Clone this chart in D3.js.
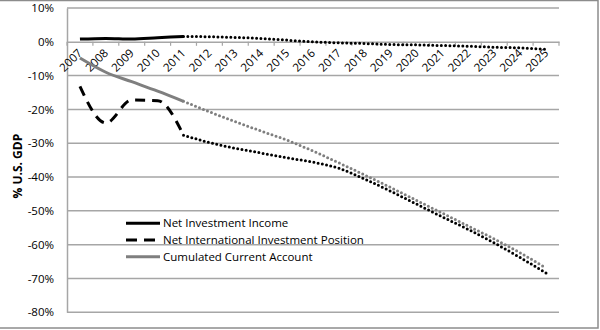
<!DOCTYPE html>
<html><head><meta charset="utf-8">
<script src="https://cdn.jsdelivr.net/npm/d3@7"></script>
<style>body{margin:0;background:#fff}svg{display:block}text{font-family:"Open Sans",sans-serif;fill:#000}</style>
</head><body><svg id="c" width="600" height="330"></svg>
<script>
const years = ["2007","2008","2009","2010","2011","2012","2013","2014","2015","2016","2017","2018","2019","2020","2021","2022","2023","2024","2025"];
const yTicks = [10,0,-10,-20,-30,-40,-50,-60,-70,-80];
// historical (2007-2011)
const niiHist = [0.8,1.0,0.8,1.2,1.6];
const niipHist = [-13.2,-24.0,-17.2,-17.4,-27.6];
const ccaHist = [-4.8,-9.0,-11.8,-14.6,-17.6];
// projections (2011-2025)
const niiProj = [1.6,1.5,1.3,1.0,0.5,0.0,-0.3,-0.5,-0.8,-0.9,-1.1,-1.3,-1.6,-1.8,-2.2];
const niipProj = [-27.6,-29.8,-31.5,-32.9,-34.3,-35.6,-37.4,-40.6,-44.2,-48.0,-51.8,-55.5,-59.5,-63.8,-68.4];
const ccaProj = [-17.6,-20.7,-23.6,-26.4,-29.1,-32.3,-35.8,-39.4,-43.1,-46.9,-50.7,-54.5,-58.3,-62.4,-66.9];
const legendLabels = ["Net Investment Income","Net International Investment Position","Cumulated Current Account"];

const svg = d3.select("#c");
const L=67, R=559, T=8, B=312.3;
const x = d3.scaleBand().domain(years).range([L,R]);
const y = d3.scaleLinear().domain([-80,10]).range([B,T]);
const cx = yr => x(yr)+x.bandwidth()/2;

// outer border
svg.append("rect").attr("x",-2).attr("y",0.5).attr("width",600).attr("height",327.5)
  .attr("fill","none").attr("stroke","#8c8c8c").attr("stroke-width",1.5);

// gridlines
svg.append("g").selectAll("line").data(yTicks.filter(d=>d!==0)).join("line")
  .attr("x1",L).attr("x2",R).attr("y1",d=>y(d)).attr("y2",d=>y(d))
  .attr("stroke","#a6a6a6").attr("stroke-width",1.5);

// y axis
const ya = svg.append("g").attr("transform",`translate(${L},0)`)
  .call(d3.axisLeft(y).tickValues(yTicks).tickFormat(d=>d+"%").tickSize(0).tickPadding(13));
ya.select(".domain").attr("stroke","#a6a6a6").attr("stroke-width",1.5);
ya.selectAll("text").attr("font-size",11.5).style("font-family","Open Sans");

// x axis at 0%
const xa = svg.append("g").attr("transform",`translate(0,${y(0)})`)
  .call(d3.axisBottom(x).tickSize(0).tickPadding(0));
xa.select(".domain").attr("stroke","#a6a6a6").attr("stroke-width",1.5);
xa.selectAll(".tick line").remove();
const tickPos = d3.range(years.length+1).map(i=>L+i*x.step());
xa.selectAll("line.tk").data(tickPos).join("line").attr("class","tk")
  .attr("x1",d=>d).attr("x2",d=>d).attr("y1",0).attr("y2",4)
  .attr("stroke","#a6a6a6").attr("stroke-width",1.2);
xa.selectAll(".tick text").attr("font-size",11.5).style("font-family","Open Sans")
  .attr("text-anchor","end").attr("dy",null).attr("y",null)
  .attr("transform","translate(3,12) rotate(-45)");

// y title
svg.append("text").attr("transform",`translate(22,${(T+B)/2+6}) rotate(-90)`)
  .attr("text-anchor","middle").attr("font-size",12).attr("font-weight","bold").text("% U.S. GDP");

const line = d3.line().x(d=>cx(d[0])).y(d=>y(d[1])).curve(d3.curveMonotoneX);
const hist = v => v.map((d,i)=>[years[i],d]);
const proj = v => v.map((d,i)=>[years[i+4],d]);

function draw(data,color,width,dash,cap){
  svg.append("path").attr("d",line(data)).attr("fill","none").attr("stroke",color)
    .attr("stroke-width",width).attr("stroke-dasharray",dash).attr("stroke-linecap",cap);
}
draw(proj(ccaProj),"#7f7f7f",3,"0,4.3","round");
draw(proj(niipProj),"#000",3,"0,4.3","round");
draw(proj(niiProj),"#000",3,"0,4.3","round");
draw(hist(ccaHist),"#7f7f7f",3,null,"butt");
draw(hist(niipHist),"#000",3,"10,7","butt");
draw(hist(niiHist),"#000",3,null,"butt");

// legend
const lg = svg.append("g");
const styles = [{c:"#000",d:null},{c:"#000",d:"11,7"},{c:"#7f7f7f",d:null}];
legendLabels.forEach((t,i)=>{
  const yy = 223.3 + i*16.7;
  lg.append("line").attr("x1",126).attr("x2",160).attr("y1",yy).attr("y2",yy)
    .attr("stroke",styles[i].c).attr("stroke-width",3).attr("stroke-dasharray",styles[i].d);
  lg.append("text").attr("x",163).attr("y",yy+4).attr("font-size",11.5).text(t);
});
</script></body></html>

_What to produce_
Copy the whole listing above word for word but do not carry over the pictures.

_Task solution_
Clone this chart in D3.js.
<!DOCTYPE html>
<html><head><meta charset="utf-8">
<script src="https://cdn.jsdelivr.net/npm/d3@7"></script>
<style>body{margin:0;background:#fff}svg{display:block}text{font-family:"Open Sans",sans-serif;fill:#000}</style>
</head><body><svg id="c" width="600" height="330"></svg>
<script>
const years = ["2007","2008","2009","2010","2011","2012","2013","2014","2015","2016","2017","2018","2019","2020","2021","2022","2023","2024","2025"];
const yTicks = [10,0,-10,-20,-30,-40,-50,-60,-70,-80];
// historical (2007-2011)
const niiHist = [0.8,1.0,0.8,1.2,1.6];
const niipHist = [-13.2,-24.0,-17.2,-17.4,-27.6];
const ccaHist = [-4.8,-9.0,-11.8,-14.6,-17.6];
// projections (2011-2025)
const niiProj = [1.6,1.5,1.3,1.0,0.5,0.0,-0.3,-0.5,-0.8,-0.9,-1.1,-1.3,-1.6,-1.8,-2.2];
const niipProj = [-27.6,-29.8,-31.5,-32.9,-34.3,-35.6,-37.4,-40.6,-44.2,-48.0,-51.8,-55.5,-59.5,-63.8,-68.4];
const ccaProj = [-17.6,-20.7,-23.6,-26.4,-29.1,-32.3,-35.8,-39.4,-43.1,-46.9,-50.7,-54.5,-58.3,-62.4,-66.9];
const legendLabels = ["Net Investment Income","Net International Investment Position","Cumulated Current Account"];

const svg = d3.select("#c");
const L=67, R=559, T=8, B=312.3;
const x = d3.scaleBand().domain(years).range([L,R]);
const y = d3.scaleLinear().domain([-80,10]).range([B,T]);
const cx = yr => x(yr)+x.bandwidth()/2;

// outer border
svg.append("rect").attr("x",-2).attr("y",0.5).attr("width",600).attr("height",327.5)
  .attr("fill","none").attr("stroke","#8c8c8c").attr("stroke-width",1.5);

// gridlines
svg.append("g").selectAll("line").data(yTicks.filter(d=>d!==0)).join("line")
  .attr("x1",L).attr("x2",R).attr("y1",d=>y(d)).attr("y2",d=>y(d))
  .attr("stroke","#a6a6a6").attr("stroke-width",1.5);

// y axis
const ya = svg.append("g").attr("transform",`translate(${L},0)`)
  .call(d3.axisLeft(y).tickValues(yTicks).tickFormat(d=>d+"%").tickSize(0).tickPadding(13));
ya.select(".domain").attr("stroke","#a6a6a6").attr("stroke-width",1.5);
ya.selectAll("text").attr("font-size",11.5).style("font-family","Open Sans");

// x axis at 0%
const xa = svg.append("g").attr("transform",`translate(0,${y(0)})`)
  .call(d3.axisBottom(x).tickSize(0).tickPadding(0));
xa.select(".domain").attr("stroke","#a6a6a6").attr("stroke-width",1.5);
xa.selectAll(".tick line").remove();
const tickPos = d3.range(years.length+1).map(i=>L+i*x.step());
xa.selectAll("line.tk").data(tickPos).join("line").attr("class","tk")
  .attr("x1",d=>d).attr("x2",d=>d).attr("y1",0).attr("y2",4)
  .attr("stroke","#a6a6a6").attr("stroke-width",1.2);
xa.selectAll(".tick text").attr("font-size",11.5).style("font-family","Open Sans")
  .attr("text-anchor","end").attr("dy",null).attr("y",null)
  .attr("transform","translate(3,12) rotate(-45)");

// y title
svg.append("text").attr("transform",`translate(22,${(T+B)/2+6}) rotate(-90)`)
  .attr("text-anchor","middle").attr("font-size",12).attr("font-weight","bold").text("% U.S. GDP");

const line = d3.line().x(d=>cx(d[0])).y(d=>y(d[1])).curve(d3.curveMonotoneX);
const hist = v => v.map((d,i)=>[years[i],d]);
const proj = v => v.map((d,i)=>[years[i+4],d]);

function draw(data,color,width,dash,cap){
  svg.append("path").attr("d",line(data)).attr("fill","none").attr("stroke",color)
    .attr("stroke-width",width).attr("stroke-dasharray",dash).attr("stroke-linecap",cap);
}
draw(proj(ccaProj),"#7f7f7f",3,"0,4.3","round");
draw(proj(niipProj),"#000",3,"0,4.3","round");
draw(proj(niiProj),"#000",3,"0,4.3","round");
draw(hist(ccaHist),"#7f7f7f",3,null,"butt");
draw(hist(niipHist),"#000",3,"10,7","butt");
draw(hist(niiHist),"#000",3,null,"butt");

// legend
const lg = svg.append("g");
const styles = [{c:"#000",d:null},{c:"#000",d:"11,7"},{c:"#7f7f7f",d:null}];
legendLabels.forEach((t,i)=>{
  const yy = 223.3 + i*16.7;
  lg.append("line").attr("x1",126).attr("x2",160).attr("y1",yy).attr("y2",yy)
    .attr("stroke",styles[i].c).attr("stroke-width",3).attr("stroke-dasharray",styles[i].d);
  lg.append("text").attr("x",163).attr("y",yy+4).attr("font-size",11.5).text(t);
});
</script></body></html>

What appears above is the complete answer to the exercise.